Start of Data shown

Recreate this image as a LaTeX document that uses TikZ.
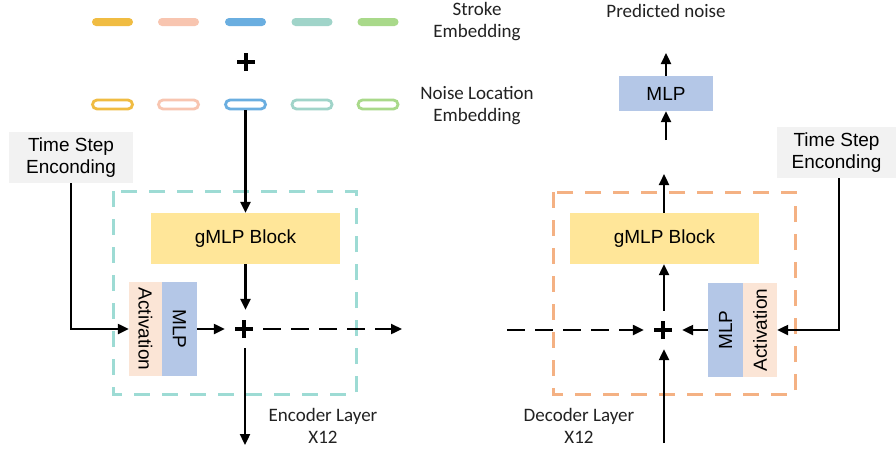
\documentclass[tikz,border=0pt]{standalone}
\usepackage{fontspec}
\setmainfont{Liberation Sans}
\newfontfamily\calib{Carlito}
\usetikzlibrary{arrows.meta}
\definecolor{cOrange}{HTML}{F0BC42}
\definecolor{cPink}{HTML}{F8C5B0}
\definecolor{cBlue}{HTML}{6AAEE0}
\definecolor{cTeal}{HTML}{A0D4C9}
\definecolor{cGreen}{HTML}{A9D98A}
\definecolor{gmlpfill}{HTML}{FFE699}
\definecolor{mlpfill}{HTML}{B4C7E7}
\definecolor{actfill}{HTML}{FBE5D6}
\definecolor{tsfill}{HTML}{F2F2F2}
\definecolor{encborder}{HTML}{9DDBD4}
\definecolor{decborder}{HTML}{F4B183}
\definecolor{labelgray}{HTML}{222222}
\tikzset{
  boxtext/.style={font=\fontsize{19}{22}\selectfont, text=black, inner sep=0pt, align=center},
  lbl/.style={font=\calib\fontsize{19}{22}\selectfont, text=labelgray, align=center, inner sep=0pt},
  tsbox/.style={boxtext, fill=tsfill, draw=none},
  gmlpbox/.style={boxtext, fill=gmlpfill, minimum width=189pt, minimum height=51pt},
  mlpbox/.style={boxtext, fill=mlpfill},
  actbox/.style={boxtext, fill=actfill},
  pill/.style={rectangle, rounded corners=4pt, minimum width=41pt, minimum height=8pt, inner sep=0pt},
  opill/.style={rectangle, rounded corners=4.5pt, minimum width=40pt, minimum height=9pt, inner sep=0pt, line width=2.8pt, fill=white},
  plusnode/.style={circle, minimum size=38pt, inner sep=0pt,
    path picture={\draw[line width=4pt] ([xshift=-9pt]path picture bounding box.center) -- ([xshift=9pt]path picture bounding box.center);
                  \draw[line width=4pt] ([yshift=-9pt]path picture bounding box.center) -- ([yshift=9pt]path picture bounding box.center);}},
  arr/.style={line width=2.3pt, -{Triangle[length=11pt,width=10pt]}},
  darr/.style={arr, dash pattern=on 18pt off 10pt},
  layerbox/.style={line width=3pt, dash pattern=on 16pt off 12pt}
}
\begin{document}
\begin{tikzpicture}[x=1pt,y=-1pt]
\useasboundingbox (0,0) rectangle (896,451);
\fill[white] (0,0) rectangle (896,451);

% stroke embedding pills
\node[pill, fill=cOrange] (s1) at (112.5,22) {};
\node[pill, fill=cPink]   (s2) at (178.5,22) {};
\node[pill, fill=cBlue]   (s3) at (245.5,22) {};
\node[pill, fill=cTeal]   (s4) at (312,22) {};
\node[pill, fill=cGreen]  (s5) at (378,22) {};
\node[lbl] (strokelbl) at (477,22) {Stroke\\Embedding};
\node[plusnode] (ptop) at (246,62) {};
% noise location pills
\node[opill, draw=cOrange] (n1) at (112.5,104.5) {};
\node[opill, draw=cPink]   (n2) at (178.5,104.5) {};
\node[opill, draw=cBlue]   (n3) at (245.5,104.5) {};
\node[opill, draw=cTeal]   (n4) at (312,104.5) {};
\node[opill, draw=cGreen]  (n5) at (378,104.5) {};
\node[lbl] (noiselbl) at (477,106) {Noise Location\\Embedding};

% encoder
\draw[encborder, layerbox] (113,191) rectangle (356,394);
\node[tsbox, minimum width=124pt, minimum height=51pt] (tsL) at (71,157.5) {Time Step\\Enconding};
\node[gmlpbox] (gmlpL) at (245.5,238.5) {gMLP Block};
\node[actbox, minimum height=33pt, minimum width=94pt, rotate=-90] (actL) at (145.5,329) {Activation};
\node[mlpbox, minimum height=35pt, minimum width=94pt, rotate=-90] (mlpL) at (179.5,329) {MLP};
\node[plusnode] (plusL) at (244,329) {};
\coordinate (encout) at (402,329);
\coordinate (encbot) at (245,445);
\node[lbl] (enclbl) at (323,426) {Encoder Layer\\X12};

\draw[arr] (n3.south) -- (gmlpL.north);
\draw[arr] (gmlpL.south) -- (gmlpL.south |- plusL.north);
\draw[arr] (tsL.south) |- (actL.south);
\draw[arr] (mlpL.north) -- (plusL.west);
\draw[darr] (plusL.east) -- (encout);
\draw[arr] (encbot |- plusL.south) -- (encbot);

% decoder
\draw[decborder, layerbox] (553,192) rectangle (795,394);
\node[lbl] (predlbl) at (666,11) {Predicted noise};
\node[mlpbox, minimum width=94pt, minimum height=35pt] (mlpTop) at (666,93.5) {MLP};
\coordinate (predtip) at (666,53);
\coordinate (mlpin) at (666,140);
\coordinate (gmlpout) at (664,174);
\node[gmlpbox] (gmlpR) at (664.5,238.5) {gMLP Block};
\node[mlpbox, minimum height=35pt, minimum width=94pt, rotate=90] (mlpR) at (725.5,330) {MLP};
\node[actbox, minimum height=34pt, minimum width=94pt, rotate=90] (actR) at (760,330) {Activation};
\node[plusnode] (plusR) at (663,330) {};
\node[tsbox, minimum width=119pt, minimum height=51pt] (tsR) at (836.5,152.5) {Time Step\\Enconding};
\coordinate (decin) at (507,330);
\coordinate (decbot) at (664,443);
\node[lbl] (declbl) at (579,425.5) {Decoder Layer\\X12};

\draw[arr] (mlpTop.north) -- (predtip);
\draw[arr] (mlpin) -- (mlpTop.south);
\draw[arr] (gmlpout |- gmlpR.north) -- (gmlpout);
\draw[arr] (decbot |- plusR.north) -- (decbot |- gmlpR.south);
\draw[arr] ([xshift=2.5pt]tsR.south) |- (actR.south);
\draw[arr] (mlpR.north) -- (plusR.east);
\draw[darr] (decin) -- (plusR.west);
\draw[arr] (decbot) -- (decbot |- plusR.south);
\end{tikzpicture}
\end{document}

End of Data shown
Start of Data shown

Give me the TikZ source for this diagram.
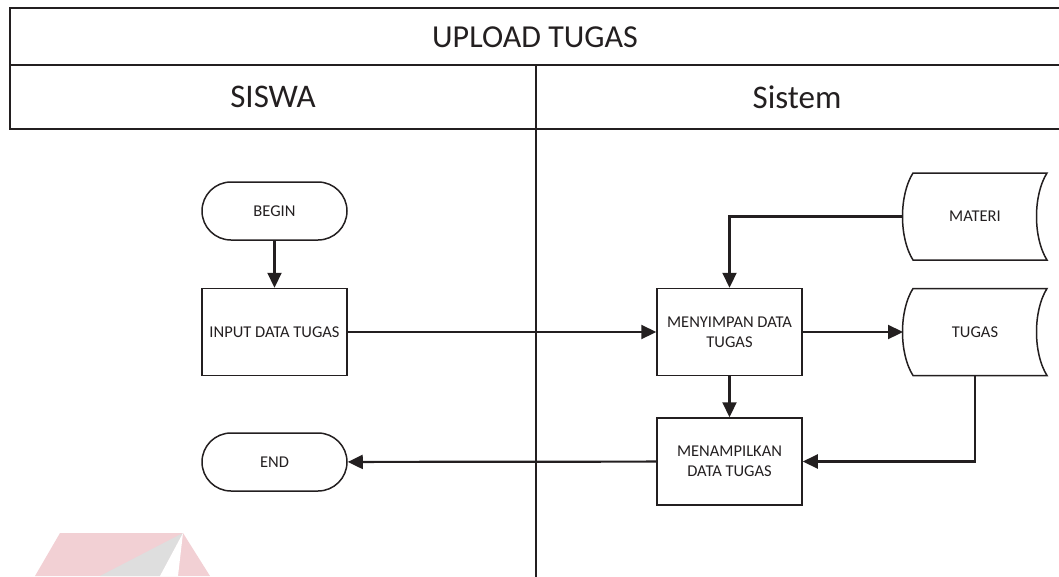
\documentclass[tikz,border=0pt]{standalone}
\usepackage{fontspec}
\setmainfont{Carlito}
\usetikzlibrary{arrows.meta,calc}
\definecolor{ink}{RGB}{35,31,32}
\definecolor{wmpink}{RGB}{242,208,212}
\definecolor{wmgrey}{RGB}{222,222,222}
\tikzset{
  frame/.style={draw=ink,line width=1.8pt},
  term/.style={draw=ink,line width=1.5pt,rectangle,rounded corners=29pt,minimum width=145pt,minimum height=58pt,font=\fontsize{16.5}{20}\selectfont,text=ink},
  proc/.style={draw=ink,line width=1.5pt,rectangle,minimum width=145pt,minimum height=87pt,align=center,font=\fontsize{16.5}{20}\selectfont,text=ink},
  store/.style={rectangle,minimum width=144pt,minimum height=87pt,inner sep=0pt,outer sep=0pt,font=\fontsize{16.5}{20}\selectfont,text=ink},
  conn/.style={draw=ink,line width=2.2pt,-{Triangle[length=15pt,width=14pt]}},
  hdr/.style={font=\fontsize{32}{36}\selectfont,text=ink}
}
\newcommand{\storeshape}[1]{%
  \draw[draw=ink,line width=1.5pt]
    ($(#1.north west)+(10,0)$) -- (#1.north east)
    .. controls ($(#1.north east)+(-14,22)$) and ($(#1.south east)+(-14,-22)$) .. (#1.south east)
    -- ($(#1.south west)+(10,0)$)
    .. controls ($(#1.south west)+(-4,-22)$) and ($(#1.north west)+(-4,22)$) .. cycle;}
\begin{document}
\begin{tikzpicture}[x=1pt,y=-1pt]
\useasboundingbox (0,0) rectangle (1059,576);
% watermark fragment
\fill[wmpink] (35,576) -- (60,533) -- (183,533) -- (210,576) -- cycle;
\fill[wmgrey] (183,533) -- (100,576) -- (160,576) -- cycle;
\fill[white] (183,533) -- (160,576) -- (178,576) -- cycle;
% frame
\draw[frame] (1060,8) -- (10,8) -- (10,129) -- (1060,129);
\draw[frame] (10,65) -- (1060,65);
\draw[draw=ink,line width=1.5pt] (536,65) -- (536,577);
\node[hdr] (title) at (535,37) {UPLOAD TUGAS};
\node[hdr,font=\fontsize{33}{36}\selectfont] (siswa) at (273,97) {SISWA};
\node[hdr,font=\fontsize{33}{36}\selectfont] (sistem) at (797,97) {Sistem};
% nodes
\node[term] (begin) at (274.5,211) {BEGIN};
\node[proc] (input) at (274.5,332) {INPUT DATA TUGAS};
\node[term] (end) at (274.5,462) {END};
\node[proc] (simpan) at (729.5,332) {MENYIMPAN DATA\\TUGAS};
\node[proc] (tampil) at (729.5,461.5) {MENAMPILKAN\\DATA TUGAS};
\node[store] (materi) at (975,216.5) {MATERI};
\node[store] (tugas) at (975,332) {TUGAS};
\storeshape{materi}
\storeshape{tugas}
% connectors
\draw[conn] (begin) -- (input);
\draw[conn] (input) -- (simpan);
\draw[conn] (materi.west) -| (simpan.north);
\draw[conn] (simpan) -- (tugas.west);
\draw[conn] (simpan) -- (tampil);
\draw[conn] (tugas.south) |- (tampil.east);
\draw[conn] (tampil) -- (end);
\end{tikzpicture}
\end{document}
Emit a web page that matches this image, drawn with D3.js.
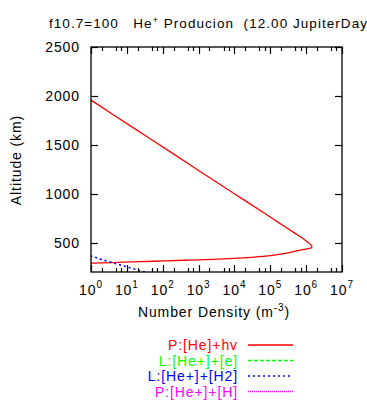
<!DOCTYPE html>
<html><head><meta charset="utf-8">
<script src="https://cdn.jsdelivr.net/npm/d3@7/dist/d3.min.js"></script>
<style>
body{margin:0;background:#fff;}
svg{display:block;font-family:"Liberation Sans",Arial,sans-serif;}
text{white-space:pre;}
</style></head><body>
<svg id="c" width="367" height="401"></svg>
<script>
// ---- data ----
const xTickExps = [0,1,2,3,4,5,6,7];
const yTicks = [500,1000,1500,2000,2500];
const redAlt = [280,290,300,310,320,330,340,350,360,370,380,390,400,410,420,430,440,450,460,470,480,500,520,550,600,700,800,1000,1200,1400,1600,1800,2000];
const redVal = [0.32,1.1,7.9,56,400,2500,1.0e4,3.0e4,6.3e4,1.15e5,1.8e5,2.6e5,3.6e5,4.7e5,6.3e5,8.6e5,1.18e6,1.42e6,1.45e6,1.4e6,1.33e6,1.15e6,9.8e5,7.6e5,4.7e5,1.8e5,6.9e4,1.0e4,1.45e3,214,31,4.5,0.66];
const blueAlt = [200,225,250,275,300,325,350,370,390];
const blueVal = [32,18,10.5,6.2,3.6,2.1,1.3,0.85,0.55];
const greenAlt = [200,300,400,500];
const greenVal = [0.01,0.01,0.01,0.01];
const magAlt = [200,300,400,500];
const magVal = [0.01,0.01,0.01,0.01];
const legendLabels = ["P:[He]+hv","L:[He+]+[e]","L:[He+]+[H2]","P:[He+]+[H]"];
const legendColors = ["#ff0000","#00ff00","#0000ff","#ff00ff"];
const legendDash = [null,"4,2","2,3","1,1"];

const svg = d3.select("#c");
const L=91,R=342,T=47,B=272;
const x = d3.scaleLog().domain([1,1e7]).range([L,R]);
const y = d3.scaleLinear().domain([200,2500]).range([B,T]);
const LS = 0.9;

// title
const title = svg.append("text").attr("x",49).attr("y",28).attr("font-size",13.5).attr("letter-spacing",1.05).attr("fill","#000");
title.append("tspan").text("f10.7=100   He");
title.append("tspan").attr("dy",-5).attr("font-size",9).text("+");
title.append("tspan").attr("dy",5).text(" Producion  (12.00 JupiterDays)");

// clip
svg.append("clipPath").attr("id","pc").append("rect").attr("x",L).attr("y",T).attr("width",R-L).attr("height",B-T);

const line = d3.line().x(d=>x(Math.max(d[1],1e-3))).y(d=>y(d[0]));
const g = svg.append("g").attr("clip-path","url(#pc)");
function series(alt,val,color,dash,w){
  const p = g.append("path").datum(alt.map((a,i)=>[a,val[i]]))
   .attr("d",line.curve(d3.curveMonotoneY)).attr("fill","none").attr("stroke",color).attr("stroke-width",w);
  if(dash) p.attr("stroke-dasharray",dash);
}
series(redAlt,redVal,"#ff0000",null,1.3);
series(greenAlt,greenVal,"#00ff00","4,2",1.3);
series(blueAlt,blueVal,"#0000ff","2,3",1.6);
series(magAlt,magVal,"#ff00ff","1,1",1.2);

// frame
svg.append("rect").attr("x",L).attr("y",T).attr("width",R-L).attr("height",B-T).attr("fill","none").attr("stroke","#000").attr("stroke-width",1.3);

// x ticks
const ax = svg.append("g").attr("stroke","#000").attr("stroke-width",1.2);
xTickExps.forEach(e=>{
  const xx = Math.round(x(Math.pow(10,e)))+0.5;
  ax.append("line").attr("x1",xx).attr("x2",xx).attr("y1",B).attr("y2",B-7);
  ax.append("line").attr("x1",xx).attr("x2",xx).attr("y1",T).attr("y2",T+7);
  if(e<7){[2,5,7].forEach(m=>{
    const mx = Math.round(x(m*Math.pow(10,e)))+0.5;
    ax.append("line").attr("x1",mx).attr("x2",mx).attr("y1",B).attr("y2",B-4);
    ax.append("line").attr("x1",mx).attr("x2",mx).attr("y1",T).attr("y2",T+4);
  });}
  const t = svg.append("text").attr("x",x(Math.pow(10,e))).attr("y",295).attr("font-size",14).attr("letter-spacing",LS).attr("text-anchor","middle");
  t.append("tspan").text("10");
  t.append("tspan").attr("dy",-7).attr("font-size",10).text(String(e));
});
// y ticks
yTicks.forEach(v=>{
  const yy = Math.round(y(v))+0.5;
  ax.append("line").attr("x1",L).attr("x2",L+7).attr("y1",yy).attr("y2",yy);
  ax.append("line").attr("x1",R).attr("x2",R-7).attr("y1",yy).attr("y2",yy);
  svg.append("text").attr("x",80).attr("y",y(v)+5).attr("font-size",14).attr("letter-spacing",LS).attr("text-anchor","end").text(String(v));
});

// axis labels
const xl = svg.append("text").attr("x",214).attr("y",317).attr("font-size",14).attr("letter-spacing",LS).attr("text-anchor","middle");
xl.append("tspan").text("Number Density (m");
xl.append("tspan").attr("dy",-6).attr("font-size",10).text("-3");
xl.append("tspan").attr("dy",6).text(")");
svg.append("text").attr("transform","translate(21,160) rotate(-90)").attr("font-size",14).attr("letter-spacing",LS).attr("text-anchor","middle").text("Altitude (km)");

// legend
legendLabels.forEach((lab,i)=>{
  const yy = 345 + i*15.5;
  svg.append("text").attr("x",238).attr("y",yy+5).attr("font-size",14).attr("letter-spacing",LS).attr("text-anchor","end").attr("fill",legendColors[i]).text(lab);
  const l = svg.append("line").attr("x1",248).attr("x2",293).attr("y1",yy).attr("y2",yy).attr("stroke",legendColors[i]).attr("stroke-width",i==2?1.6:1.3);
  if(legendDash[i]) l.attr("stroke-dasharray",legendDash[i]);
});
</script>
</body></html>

End of Data shown

_Written instruction_
Using the listing, copy every line where the word "image" shows up.

_Solution for this task_
Recreate this image as a LaTeX document that uses TikZ.
Emit a web page that matches this image, drawn with D3.js.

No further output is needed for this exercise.